LESSON: Unregulated financial markets make dealing drugs look almost quaint.

—OREGON TRAIL

Oregon Trail is now famous for its depictions of dysentery, which were certainly chilling. In fact, as far as anyone knows, the game Oregon Trail invented the word dysentery, which, as euphemisms go, is a nice substitute for saying that your eldest child just shat himself to death.

Imagine you're a young, idealistic banker trying to realize some big dreams out West. You run low on food, which isn't a problem, since you can hunt for meat. If you happen to miss, you have a couple of hundred bullets to spare.

At first, the prairie is empty. Then, slowly, a buffalo emerges from the left side of the screen. It grazes thoughtfully on the pale tufts of grass until you shoot it in the head. Then a deer stalks slowly past you. BLAM! Dead! Then another buffalo. BLAM! It drops like the heavy sack of lean, flavorful meat that it is.

This is the moment when something strange happens, something you will only describe later as a sort of demonic possession. You have enough meat to last for weeks. Another buffalo peers warily out from the corner of the display. BLAM! A squirrel runs out of the woods into your line of sight. BLAM! Your wife tries to stop you, throwing herself between you and the animals. It's no use. In the half-light of the gathering dusk, the only sound is the dying cry of... the last buffalo.

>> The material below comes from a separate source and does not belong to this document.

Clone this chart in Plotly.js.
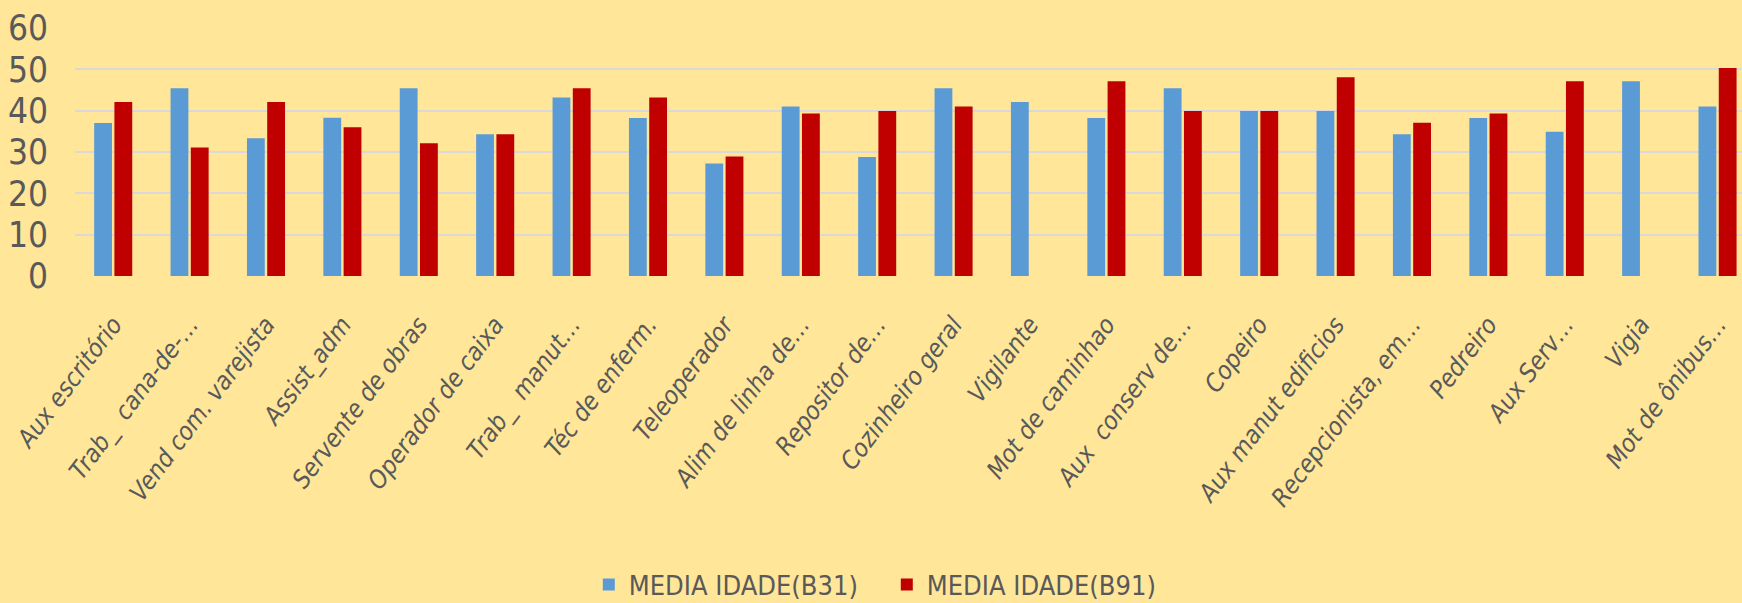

LESSON: Nobody ever tells you that driving a species to extinction is a lot of fucking fun. Now I know exactly how we got down to zero dodo birds, one (aging) white rhino, etc.

—COLUMNS

Columns was a Tetris-like game. It ran on the Macintosh Plus that we had at home when I was in elementary school. It's so much like Tetris, in fact, that there isn't too much to say about it—except for one thing.

It had a dropdown menu item, under the File menu, that was simply called "Hurry! The Boss Is Coming!" If you selected this, your screen would immediately change to an image of a partially filled-out spreadsheet. This paused the game until, at your convenience, you were ready to resume it.

LESSON: One day, young man, you’ll have something called a "boss" and you will make things known as "spreadsheets." Every "spreadsheet" you will ever make will be somehow related to proving to this "boss" that you are very, very busy.

—EVERYTHING

Everything is a game for the Playstation 4. The gameplay is very unusual. The player-controlled character can become anything you encounter in the course of the game—some 3000 different sprites, all of which are interactive and have unique properties. The interactive plants, creatures, cosmic objects, etc. are also all scalable. You can travel rapidly up or down in size, by powers of 10, as you gradually translate yourself from an entire waltzing universe down to a microscopic bacillus doing its own little funky dance. Everything in the game is connected; every tiny action reverberates outward through the entirety of the world. As you transform to explore every component and corner of this intergalactic ecosystem, you activate short clips of lectures and talks by the renowned philosopher Alan Watts. Some are poetic. Some are wise. Many are playful. All share in the joy of recognizing our place within a fragile and beautiful Whole.

LESSON: Hmmm. Well. This one's tougher. I mean, there probably is a lesson, but... I'm just not sure. According to the reviews, it's about the dangers of losing yourself in having, instead of reveling in being. Which is probably correct. There’s the critique of consumerism they mention on the back of the clamshell. I saw that and I was like, "I have to get this!"